▶ [Your task]: Exactly and only the lines from the one containing "Convert this chart to matplotlib code." through the one containing "0.174, 0.190, 0.212, 0.231, 0.326, 0.399, 1.0]" belong in your copy. Pictures do not.

Records with drawing code:

▬▬▬▬▬▬▬▬▬▬

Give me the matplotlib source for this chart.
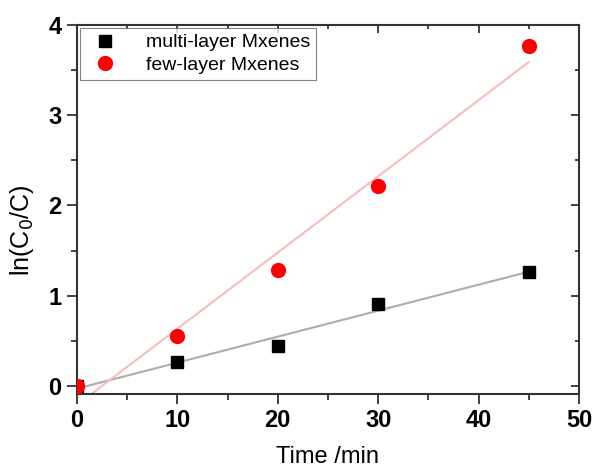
import matplotlib
matplotlib.use("Agg")
import matplotlib.pyplot as plt
import numpy as np
from matplotlib.ticker import MultipleLocator

plt.rcParams["font.family"] = ["Liberation Sans", "DejaVu Sans"]

# data
time_min = [0, 10, 20, 30, 45]
multi_layer = [0.0, 0.26, 0.44, 0.91, 1.26]
few_layer = [0.0, 0.55, 1.28, 2.21, 3.77]

fig = plt.figure(figsize=(5.95, 4.69), dpi=100)
ax = fig.add_axes([0.1294, 0.160, 0.8436, 0.7867])

# linear fits
fit_x = np.array([0, 45])
k_m, b_m = np.polyfit(time_min, multi_layer, 1)
k_f, b_f = np.polyfit(time_min, few_layer, 1)
ax.plot(fit_x, k_m * fit_x + b_m, color="#acacac", linewidth=1.5, zorder=2)
ax.plot(fit_x, k_f * fit_x + b_f, color="#f7bcbc", linewidth=1.5, zorder=2)

ax.plot(time_min, multi_layer, "s", color="black", markersize=9,
        label="multi-layer Mxenes", zorder=3)
ax.plot(time_min, few_layer, "o", color="#ff0000", markersize=10,
        label="few-layer Mxenes", zorder=4)

ax.set_xlim(0, 50)
ax.set_ylim(-0.09, 4)
ax.xaxis.set_major_locator(MultipleLocator(10))
ax.xaxis.set_minor_locator(MultipleLocator(5))
ax.yaxis.set_major_locator(MultipleLocator(1))
ax.yaxis.set_minor_locator(MultipleLocator(0.5))

ax.tick_params(which="both", direction="out", top=False, right=False,
               width=1.3, color="#333333")
ax.tick_params(which="major", length=7, labelsize=17, pad=4)
ax.tick_params(which="minor", length=4)
for lbl in ax.get_xticklabels() + ax.get_yticklabels():
    lbl.set_fontweight("bold")

# inward ticks on top and right via secondary axes
for side in ("top", "right"):
    sec = ax.secondary_xaxis("top") if side == "top" else ax.secondary_yaxis("right")
    axis = sec.xaxis if side == "top" else sec.yaxis
    axis.set_major_locator(MultipleLocator(10 if side == "top" else 1))
    axis.set_minor_locator(MultipleLocator(5 if side == "top" else 0.5))
    sec.tick_params(which="both", direction="in", width=1.3, color="#333333",
                    labelleft=False, labelright=False, labeltop=False, labelbottom=False)
    sec.tick_params(which="major", length=6)
    sec.tick_params(which="minor", length=3)
    for sp in sec.spines.values():
        sp.set_visible(False)

for sp in ax.spines.values():
    sp.set_linewidth(1.5)
    sp.set_color("#333333")

ax.set_xlabel("Time /min", fontsize=17)
ax.xaxis.set_label_coords(0.5, -0.142)
ax.set_ylabel("ln(C$_0$/C)", fontsize=18)
ax.yaxis.set_label_coords(-0.082, 0.445)

leg = ax.legend(loc="upper left", fontsize=14, frameon=True, fancybox=False,
                edgecolor="#666666", borderaxespad=0.15, handletextpad=1.1,
                borderpad=0.3, labelspacing=0.25, handlelength=2.0)
leg.get_frame().set_linewidth(0.8)

fig.savefig("out.png", dpi=100)
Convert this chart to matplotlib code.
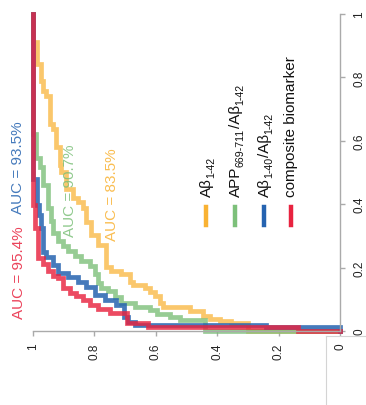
import matplotlib
matplotlib.use("Agg")
import matplotlib.pyplot as plt
from matplotlib.lines import Line2D

plt.rcParams['font.family'] = ['Liberation Sans', 'DejaVu Sans']

# ROC staircases: sensitivity (horizontal, reversed) vs. false-positive rate (vertical)
ab42_sens = [0.0, 0.300, 0.355, 0.391, 0.423, 0.446, 0.489, 0.577, 0.586, 0.603, 0.619,
             0.635, 0.674, 0.684, 0.713, 0.746, 0.762, 0.788, 0.811, 0.827, 0.837, 0.853,
             0.870, 0.893, 0.909, 0.912, 0.925, 0.935, 0.945, 0.958, 0.967, 0.974, 0.987, 1.0]
ab42_fpr = [0.0, 0.025, 0.032, 0.038, 0.047, 0.063, 0.076, 0.089, 0.111, 0.123, 0.136,
            0.146, 0.155, 0.180, 0.190, 0.203, 0.272, 0.304, 0.345, 0.389, 0.408, 0.421,
            0.449, 0.503, 0.525, 0.582, 0.636, 0.652, 0.741, 0.756, 0.788, 0.842, 0.911, 1.0]

app_sens = [0.0, 0.440, 0.521, 0.554, 0.596, 0.619, 0.668, 0.713, 0.733, 0.756, 0.779,
            0.788, 0.798, 0.814, 0.844, 0.863, 0.886, 0.902, 0.919, 0.935, 0.941, 0.951,
            0.967, 0.977, 0.990, 1.0]
app_fpr = [0.0, 0.035, 0.044, 0.054, 0.066, 0.076, 0.089, 0.108, 0.127, 0.136, 0.152,
           0.180, 0.206, 0.222, 0.237, 0.253, 0.269, 0.285, 0.310, 0.348, 0.389, 0.459,
           0.516, 0.547, 0.620, 1.0]

ratio_sens = [0.0, 0.0, 0.241, 0.668, 0.691, 0.704, 0.730, 0.765, 0.798, 0.827, 0.853,
              0.886, 0.919, 0.935, 0.958, 0.967, 0.974, 0.980, 0.987, 1.0]
ratio_fpr = [0.0, 0.0125, 0.019, 0.028, 0.044, 0.082, 0.098, 0.114, 0.139, 0.155, 0.171,
             0.184, 0.209, 0.234, 0.250, 0.326, 0.367, 0.399, 0.478, 1.0]

comp_sens = [0.0, 0.137, 0.625, 0.694, 0.749, 0.788, 0.814, 0.837, 0.860, 0.879, 0.902,
             0.919, 0.935, 0.951, 0.967, 0.984, 0.993, 1.0]
comp_fpr = [0.0, 0.0125, 0.025, 0.057, 0.070, 0.082, 0.098, 0.111, 0.120, 0.136, 0.168,
            0.174, 0.190, 0.212, 0.231, 0.326, 0.399, 1.0]

# legend labels as (text, is_subscript) runs
series_labels = [
    [('Aβ', False), ('1-42', True)],
    [('APP', False), ('669-711', True), ('/Aβ', False), ('1-42', True)],
    [('Aβ', False), ('1-40', True), ('/Aβ', False), ('1-42', True)],
    [('composite biomarker', False)],
]
auc_labels = ['AUC = 83.5%', 'AUC = 90.7%', 'AUC = 93.5%', 'AUC = 95.4%']
line_colors = ['#F9B233', '#7DC07A', '#2563B0', '#E8233F']
ticks = [0, 0.2, 0.4, 0.6, 0.8, 1]
tick_labels = ['0', '0.2', '0.4', '0.6', '0.8', '1']

W, H = 366, 406
fig = plt.figure(figsize=(W / 100, H / 100), dpi=100)
ax = fig.add_axes([33 / W, 1 - 332 / H, (340 - 33) / W, (332 - 15) / H])

curves = [(ab42_sens, ab42_fpr), (app_sens, app_fpr),
          (ratio_sens, ratio_fpr), (comp_sens, comp_fpr)]
alphas = [0.72, 0.8, 0.85, 0.82]
for (s, f), c, a in zip(curves, line_colors, alphas):
    ax.plot(s, f, drawstyle='steps-post', color=c, lw=3.4, alpha=a,
            solid_joinstyle='miter', clip_on=False)

ax.set_xlim(1, 0)
ax.set_ylim(0, 1)
ax.yaxis.tick_right()
for side in ('left', 'top'):
    ax.spines[side].set_visible(False)
for side in ('right', 'bottom'):
    ax.spines[side].set_color('#aaaaaa')
    ax.spines[side].set_linewidth(1.0)
ax.set_xticks(ticks)
ax.set_xticklabels(tick_labels, rotation=90)
ax.set_yticks(ticks)
ax.set_yticklabels(tick_labels, rotation=90, va='center')
ax.tick_params(axis='both', direction='out', length=3.5, width=1.0,
               color='#aaaaaa', labelsize=8.5, labelcolor='#222222')
ax.tick_params(axis='x', pad=5)
ax.tick_params(axis='y', pad=6)


def fx(px):
    return px / W


def fy(py):
    return 1 - py / H


# AUC annotations
auc_pos = [(112, 195), (70, 191), (18, 168), (19, 273)]
for txt, (px, py), c in zip(auc_labels, auc_pos, line_colors):
    fig.text(fx(px), fy(py), txt, rotation=90, ha='center', va='center',
             fontsize=11, color=c, alpha=0.85)

# Legend with vertical handles and upward-running labels built from runs
renderer = fig.canvas.get_renderer()


def rotated_label(x_base, y_start, runs, size=11.0):
    y = y_start
    for text, sub in runs:
        fs = size * 0.7 if sub else size
        dx = 3.2 if sub else 0.0
        t = fig.text(fx(x_base + dx), fy(y), text, rotation=90,
                     rotation_mode='anchor', ha='left', va='baseline',
                     fontsize=fs, color='#111111')
        y -= t.get_window_extent(renderer).height


leg_x = [206, 235, 264, 291]
leg_base = [211, 240, 269, 295]
for runs, px, bx, c in zip(series_labels, leg_x, leg_base, line_colors):
    fig.add_artist(Line2D([fx(px), fx(px)], [fy(226), fy(208)],
                          transform=fig.transFigure, color=c, lw=3.2))
    rotated_label(bx, 197, runs)

# thin frame lines at the lower right corner
fig.add_artist(Line2D([fx(326), fx(326)], [fy(337), fy(406)],
                      transform=fig.transFigure, color='#d4d4d4', lw=0.8))
fig.add_artist(Line2D([fx(326), fx(366)], [fy(337), fy(337)],
                      transform=fig.transFigure, color='#d4d4d4', lw=0.8))

fig.savefig('out.png', dpi=100)
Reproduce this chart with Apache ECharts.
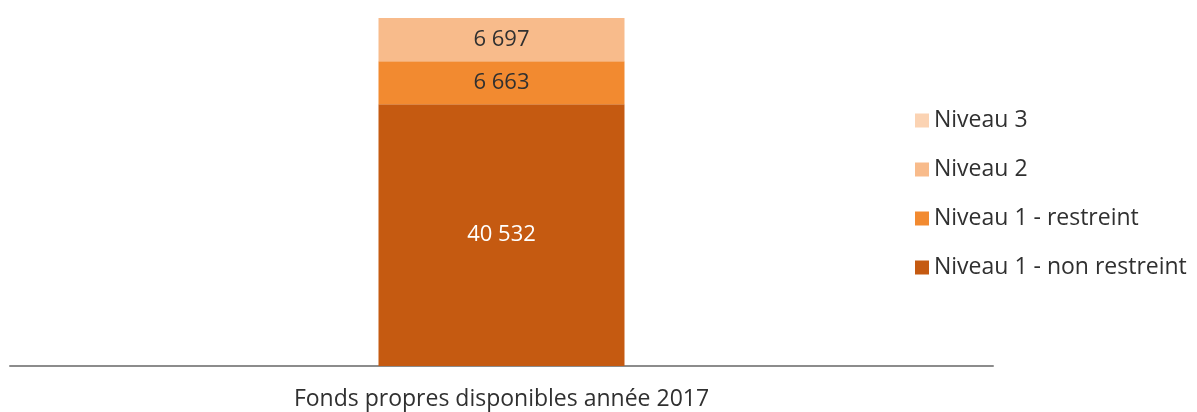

▬▬▬▬▬▬▬▬▬▬

▶ [Written answer]:
Convert this chart to matplotlib code.
import matplotlib
matplotlib.use("Agg")
import matplotlib.pyplot as plt
from matplotlib.lines import Line2D

plt.rcParams['font.family'] = ['Liberation Sans', 'DejaVu Sans']

# ROC staircases: sensitivity (horizontal, reversed) vs. false-positive rate (vertical)
ab42_sens = [0.0, 0.300, 0.355, 0.391, 0.423, 0.446, 0.489, 0.577, 0.586, 0.603, 0.619,
             0.635, 0.674, 0.684, 0.713, 0.746, 0.762, 0.788, 0.811, 0.827, 0.837, 0.853,
             0.870, 0.893, 0.909, 0.912, 0.925, 0.935, 0.945, 0.958, 0.967, 0.974, 0.987, 1.0]
ab42_fpr = [0.0, 0.025, 0.032, 0.038, 0.047, 0.063, 0.076, 0.089, 0.111, 0.123, 0.136,
            0.146, 0.155, 0.180, 0.190, 0.203, 0.272, 0.304, 0.345, 0.389, 0.408, 0.421,
            0.449, 0.503, 0.525, 0.582, 0.636, 0.652, 0.741, 0.756, 0.788, 0.842, 0.911, 1.0]

app_sens = [0.0, 0.440, 0.521, 0.554, 0.596, 0.619, 0.668, 0.713, 0.733, 0.756, 0.779,
            0.788, 0.798, 0.814, 0.844, 0.863, 0.886, 0.902, 0.919, 0.935, 0.941, 0.951,
            0.967, 0.977, 0.990, 1.0]
app_fpr = [0.0, 0.035, 0.044, 0.054, 0.066, 0.076, 0.089, 0.108, 0.127, 0.136, 0.152,
           0.180, 0.206, 0.222, 0.237, 0.253, 0.269, 0.285, 0.310, 0.348, 0.389, 0.459,
           0.516, 0.547, 0.620, 1.0]

ratio_sens = [0.0, 0.0, 0.241, 0.668, 0.691, 0.704, 0.730, 0.765, 0.798, 0.827, 0.853,
              0.886, 0.919, 0.935, 0.958, 0.967, 0.974, 0.980, 0.987, 1.0]
ratio_fpr = [0.0, 0.0125, 0.019, 0.028, 0.044, 0.082, 0.098, 0.114, 0.139, 0.155, 0.171,
             0.184, 0.209, 0.234, 0.250, 0.326, 0.367, 0.399, 0.478, 1.0]

comp_sens = [0.0, 0.137, 0.625, 0.694, 0.749, 0.788, 0.814, 0.837, 0.860, 0.879, 0.902,
             0.919, 0.935, 0.951, 0.967, 0.984, 0.993, 1.0]
comp_fpr = [0.0, 0.0125, 0.025, 0.057, 0.070, 0.082, 0.098, 0.111, 0.120, 0.136, 0.168,
            0.174, 0.190, 0.212, 0.231, 0.326, 0.399, 1.0]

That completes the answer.